Why a Company in Malta is a Legal Solution for Tax Optimization
Now I have written a lot about how the setup works. But how can it be that such a low tax rate is possible? After all, accusations of tax evasion arise quickly.
And I think I know the reason.
Cayman Islands – small country, big companies, tax evasion.
Panama – small country, big companies, tax evasion.
Barbados – small country, big companies, tax evasion.
Malta – small country, big companies... Well?
Tax evasion?
You might think so. But that is not the case.
In Malta, the situation is different.
Malta's Tax Advantages are Intentional
The many small tax havens all had in common that a big secret was made about who actually owned a company there.
Things were covered up as much as possible.
Many companies were happy:
Corporate structures were built, tax loopholes exploited, and in the end, there was minimal tax liability.
Tricking the tax authorities by exploiting tax loopholes was always a dark grey or black zone.
Now comes the big difference in Malta:
No tax loopholes, no secrets, and everything compliant with the law.
The reason? The Maltese state provides for tax relief and has anchored this firmly in its laws.
And as is well known, every state in the world possesses the sovereignty to define its own tax legislation.
The question now, of course, is what distinguishes Malta from other states that also sovereignly pursue a special tax policy.
The crucial point regarding this follows now.
Company in Malta thanks to the Free Internal Market and Freedom of Establishment – Malta Rocks EU
As mentioned at the beginning, Malta has been an EU member since 2004. This brings certain advantages.
The two most important ones in the context of company formation in Malta:
- Freedom of Establishment
- Free Internal Market
The Freedom of Establishment in the EU ensures that every entrepreneur can settle comparatively unbureaucratically anywhere in the EU and pursue their business activities there. Here is the wording:
Self-employed persons and providers of services or legal persons within the meaning of Article 54 TFEU who are legally operating in one Member State may: (i) carry on an economic activity in another Member State on a stable and continuous basis (freedom of establishment: Article 49 TFEU); or (ii) offer and provide their services in other Member States on a temporary basis while remaining in their country of origin (freedom to provide services: Article 56 TFEU).
Furthermore, the EU has established the free internal market.

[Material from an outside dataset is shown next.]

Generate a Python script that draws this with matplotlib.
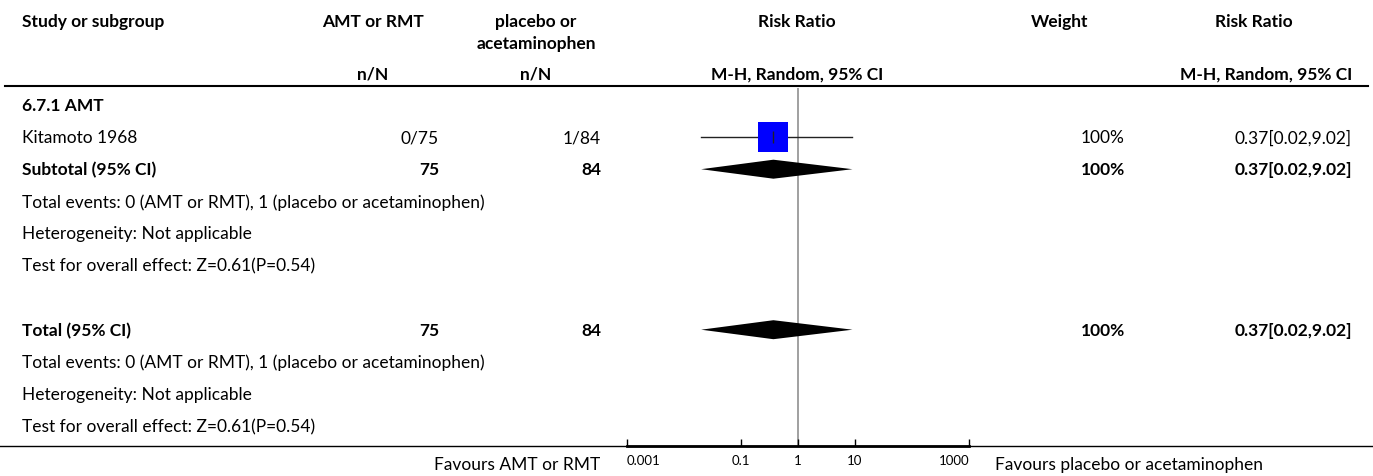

Access to the Single Market enables member states to trade directly with other EU member states—without cumbersome bureaucracy.
Here too, the wording:
The Single European Act of 1986 included the objective of the internal market in the EEC Treaty, defining it as "an area without internal frontiers in which the free movement of goods, persons, services and capital is ensured".
The combination of both makes the formation of a Malta Limited possible.
Disclaimer: The content of this article is for general information purposes only and does not constitute tax, legal or financial advice. Despite careful research, we make no guarantee for the accuracy, completeness and timeliness of the information provided. Tax regulations are subject to constant change. For individual advice, please consult a qualified tax advisor. Use of the content is at your own risk.